ETA: American definition of grill, not commercial or European.

1 Like

I just finished reading Jacques Pepin’s The Apprentice: My Life in the Kitchen. It was so interesting. I love watching his videos on YouTube.


So true.

I cooked in a foil packet countless times before attempting en papillote in the French style. The alchemy that could be coaxed from thinly julienned vegetables, a pat of butter, a few parsley leaves, and a splash of white wine over a portion of fresh fish wasn’t obvious to me.

Same thing for Italian pasta sauces prepared quickly in the pan with some of the starchy pasta cooking water. I don’t have Italian heritage to draw on, so that simple technique wasn’t something I learned at home. I only knew about long-simmered tomato sauce with meat and rinsing—yeah, rinsing*—pasta with water before saucing. *Public service message: Don’t. Rinsing washes away the starch that lets the deliciousness stick to the pasta.

I read loads of different recipes and watched loads of cooking shows before I learned that the starchy water was the foundation of a quick pasta sauce. I was literally pouring the “secret” ingredient down the drain.

It’s the simple stuff that makes the cooking magic happen, I maintain.


Chef Pepin’s memoir, The Apprentice, is a terrific book. While I had admired his cooking shows for decades, I knew little about his life until reading it. I now hold him in even higher esteem. On a different tack, probably available on Youtube, he once did a special with Itzhak Perlman, in which the topic was, broadly, creativity. Their interaction and insights are very worth a listen. Finally, I recommend to you the episode on him that was part of the PBS series, American Masters.

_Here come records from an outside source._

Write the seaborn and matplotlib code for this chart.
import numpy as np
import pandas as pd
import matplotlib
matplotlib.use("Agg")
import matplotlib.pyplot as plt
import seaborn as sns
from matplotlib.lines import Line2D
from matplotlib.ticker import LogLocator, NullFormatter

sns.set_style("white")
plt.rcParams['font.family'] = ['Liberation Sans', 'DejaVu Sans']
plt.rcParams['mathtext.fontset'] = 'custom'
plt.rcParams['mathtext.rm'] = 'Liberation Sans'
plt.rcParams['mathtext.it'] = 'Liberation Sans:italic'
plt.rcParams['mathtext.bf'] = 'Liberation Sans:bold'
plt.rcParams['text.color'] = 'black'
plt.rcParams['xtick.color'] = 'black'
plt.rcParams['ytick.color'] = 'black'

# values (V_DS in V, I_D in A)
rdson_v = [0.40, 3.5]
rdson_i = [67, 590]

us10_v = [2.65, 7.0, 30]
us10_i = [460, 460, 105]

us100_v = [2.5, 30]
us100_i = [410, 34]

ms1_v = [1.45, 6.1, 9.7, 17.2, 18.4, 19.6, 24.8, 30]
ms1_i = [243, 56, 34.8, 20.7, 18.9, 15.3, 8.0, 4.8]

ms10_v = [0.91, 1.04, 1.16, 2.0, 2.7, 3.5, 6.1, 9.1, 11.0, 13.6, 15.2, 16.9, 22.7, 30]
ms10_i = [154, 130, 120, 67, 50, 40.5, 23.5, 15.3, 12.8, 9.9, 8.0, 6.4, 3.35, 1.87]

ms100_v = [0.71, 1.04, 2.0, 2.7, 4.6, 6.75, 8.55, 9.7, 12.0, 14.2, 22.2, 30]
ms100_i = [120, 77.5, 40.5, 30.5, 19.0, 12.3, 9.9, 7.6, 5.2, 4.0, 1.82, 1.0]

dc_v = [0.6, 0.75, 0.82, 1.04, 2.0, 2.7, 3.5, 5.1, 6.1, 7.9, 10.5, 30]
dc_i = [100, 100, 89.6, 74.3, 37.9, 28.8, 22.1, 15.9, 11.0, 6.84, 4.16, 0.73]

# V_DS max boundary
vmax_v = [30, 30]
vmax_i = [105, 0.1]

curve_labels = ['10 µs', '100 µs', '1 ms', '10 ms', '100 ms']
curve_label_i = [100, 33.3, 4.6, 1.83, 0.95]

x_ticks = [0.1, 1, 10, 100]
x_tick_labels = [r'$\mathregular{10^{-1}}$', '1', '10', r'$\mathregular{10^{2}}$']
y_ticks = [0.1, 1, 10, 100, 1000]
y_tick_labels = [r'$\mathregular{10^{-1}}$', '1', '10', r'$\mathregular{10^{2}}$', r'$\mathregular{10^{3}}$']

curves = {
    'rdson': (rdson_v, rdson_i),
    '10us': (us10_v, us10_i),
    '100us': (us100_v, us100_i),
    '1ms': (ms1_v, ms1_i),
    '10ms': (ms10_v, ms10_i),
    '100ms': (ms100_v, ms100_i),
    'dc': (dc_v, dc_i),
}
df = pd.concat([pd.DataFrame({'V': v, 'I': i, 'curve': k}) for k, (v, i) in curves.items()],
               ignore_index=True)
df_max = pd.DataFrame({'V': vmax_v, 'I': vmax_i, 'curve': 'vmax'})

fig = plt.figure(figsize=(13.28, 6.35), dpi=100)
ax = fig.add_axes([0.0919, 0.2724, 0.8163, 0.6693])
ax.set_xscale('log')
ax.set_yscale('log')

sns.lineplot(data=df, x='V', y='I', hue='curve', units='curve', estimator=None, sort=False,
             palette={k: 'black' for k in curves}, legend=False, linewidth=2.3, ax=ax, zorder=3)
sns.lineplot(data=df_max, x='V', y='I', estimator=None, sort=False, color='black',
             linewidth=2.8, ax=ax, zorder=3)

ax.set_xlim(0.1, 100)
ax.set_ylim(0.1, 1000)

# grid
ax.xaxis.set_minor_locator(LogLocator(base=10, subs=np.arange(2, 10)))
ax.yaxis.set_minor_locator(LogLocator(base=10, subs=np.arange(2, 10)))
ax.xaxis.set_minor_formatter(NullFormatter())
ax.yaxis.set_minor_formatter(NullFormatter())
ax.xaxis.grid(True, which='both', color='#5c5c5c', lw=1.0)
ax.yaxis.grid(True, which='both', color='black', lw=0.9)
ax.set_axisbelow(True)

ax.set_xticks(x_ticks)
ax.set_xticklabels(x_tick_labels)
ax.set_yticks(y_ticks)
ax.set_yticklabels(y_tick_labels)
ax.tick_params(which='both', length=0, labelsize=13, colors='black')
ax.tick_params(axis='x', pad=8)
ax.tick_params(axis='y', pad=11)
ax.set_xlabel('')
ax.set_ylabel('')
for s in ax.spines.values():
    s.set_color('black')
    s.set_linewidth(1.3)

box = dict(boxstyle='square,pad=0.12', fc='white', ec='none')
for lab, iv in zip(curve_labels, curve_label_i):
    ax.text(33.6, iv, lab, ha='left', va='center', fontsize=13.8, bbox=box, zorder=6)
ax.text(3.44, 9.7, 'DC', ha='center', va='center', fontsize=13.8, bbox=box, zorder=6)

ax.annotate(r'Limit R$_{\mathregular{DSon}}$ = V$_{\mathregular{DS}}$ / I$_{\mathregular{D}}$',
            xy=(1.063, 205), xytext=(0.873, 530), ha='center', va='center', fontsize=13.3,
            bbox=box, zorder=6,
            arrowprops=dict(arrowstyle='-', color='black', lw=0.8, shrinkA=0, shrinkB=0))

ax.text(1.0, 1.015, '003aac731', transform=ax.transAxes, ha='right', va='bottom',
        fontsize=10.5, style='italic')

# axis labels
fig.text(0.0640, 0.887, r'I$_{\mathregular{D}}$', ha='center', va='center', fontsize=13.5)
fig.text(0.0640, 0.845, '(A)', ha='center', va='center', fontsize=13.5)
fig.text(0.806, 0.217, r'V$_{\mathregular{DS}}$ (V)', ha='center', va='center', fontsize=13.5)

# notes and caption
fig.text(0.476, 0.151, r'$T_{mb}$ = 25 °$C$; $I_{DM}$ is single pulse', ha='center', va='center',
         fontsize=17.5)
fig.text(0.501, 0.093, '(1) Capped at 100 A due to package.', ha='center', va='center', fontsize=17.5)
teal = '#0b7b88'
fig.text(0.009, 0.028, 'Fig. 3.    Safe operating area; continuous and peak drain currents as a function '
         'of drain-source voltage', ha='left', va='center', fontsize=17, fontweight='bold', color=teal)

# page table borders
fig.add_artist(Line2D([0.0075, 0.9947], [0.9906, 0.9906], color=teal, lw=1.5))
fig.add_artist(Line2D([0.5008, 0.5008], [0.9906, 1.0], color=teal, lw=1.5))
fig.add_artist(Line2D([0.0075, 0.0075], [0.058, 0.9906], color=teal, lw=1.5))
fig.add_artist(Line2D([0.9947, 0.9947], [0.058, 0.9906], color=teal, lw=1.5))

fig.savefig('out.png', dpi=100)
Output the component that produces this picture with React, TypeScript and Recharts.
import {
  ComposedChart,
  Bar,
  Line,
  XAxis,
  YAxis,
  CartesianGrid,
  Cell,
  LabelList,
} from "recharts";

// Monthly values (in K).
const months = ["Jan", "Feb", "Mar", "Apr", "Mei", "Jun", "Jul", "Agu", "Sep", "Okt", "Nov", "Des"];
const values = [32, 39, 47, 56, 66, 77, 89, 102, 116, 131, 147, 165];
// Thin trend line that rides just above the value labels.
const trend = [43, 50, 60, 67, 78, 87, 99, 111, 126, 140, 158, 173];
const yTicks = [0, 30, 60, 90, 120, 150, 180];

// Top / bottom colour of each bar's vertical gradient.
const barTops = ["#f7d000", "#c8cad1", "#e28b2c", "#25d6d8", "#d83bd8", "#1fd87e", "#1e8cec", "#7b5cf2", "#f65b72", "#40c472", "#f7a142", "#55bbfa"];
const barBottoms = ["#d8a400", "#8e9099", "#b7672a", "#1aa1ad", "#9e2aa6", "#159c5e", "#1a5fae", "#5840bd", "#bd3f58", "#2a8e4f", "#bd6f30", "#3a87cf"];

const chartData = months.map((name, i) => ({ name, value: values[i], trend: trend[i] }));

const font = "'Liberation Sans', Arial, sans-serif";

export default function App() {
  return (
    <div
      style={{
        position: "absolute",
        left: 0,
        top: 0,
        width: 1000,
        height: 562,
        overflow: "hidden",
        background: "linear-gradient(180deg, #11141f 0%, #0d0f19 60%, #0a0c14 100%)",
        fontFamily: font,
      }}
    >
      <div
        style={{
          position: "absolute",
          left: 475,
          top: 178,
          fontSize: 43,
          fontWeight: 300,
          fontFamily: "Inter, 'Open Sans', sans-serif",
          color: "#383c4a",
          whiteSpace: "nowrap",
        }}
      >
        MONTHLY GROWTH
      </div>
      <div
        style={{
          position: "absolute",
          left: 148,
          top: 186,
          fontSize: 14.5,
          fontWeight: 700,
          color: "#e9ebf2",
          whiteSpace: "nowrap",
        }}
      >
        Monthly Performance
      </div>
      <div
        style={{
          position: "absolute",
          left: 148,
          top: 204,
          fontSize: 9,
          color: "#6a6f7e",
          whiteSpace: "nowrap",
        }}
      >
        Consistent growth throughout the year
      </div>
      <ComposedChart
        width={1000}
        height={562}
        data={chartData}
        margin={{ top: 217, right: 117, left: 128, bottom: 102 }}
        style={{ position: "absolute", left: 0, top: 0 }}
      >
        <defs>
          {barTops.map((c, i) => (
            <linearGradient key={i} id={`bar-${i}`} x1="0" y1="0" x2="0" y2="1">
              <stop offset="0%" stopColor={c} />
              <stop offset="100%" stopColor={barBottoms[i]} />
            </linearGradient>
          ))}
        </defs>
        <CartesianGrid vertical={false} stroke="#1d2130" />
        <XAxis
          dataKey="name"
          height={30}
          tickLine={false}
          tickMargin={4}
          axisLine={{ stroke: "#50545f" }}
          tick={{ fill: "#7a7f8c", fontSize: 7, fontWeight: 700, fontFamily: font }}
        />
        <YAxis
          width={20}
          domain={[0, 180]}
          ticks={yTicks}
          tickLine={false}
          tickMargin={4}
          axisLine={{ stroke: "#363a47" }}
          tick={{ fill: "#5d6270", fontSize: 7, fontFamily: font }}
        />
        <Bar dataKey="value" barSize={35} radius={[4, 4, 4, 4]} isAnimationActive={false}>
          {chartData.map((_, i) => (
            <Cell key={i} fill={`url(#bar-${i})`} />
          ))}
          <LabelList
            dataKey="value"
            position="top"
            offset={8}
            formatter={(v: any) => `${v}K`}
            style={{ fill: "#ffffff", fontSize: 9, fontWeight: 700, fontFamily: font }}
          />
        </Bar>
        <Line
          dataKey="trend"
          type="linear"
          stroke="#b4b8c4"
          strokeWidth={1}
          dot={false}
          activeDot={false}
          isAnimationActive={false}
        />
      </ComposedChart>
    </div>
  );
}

He is still handsome, but there’s nobody as photogenic as Jacques in his early cooking shows. My late mother had a bit of a crush on him, though she was older than HIS mother, and so did I. Also, Mom never uttered a naughty word, but laughed every time he put something in the oven using a “cookie shit”.


Jacques used to be a regular “guest” at various stalls at the Marin Farmers Market. He would present and promote produce in his singular (except perhaps Pepe le Pew) French accented English. i can only wonder at the quantities of esoteric veg graced tables those nights.



Note to self:

“It’s tempting to rush to Google Scholar and drive yourself even crazier with the conflicting results of 20 different studies, but here’s the most important truth about cooking vegetables: the best way to cook them is the way you’ll actually eat them.”


It’s nice that my preferred way of cooking broccoli retains the most vitamins, but @shrinkrap’s point is critical: the nutrients on the plate make no difference if not eaten.

Still not a fan of microwaving much of anything as cooking but if that’s what it takes to get veg into you then fine.

It’s like exercise - the best kind is the one you do (consistently).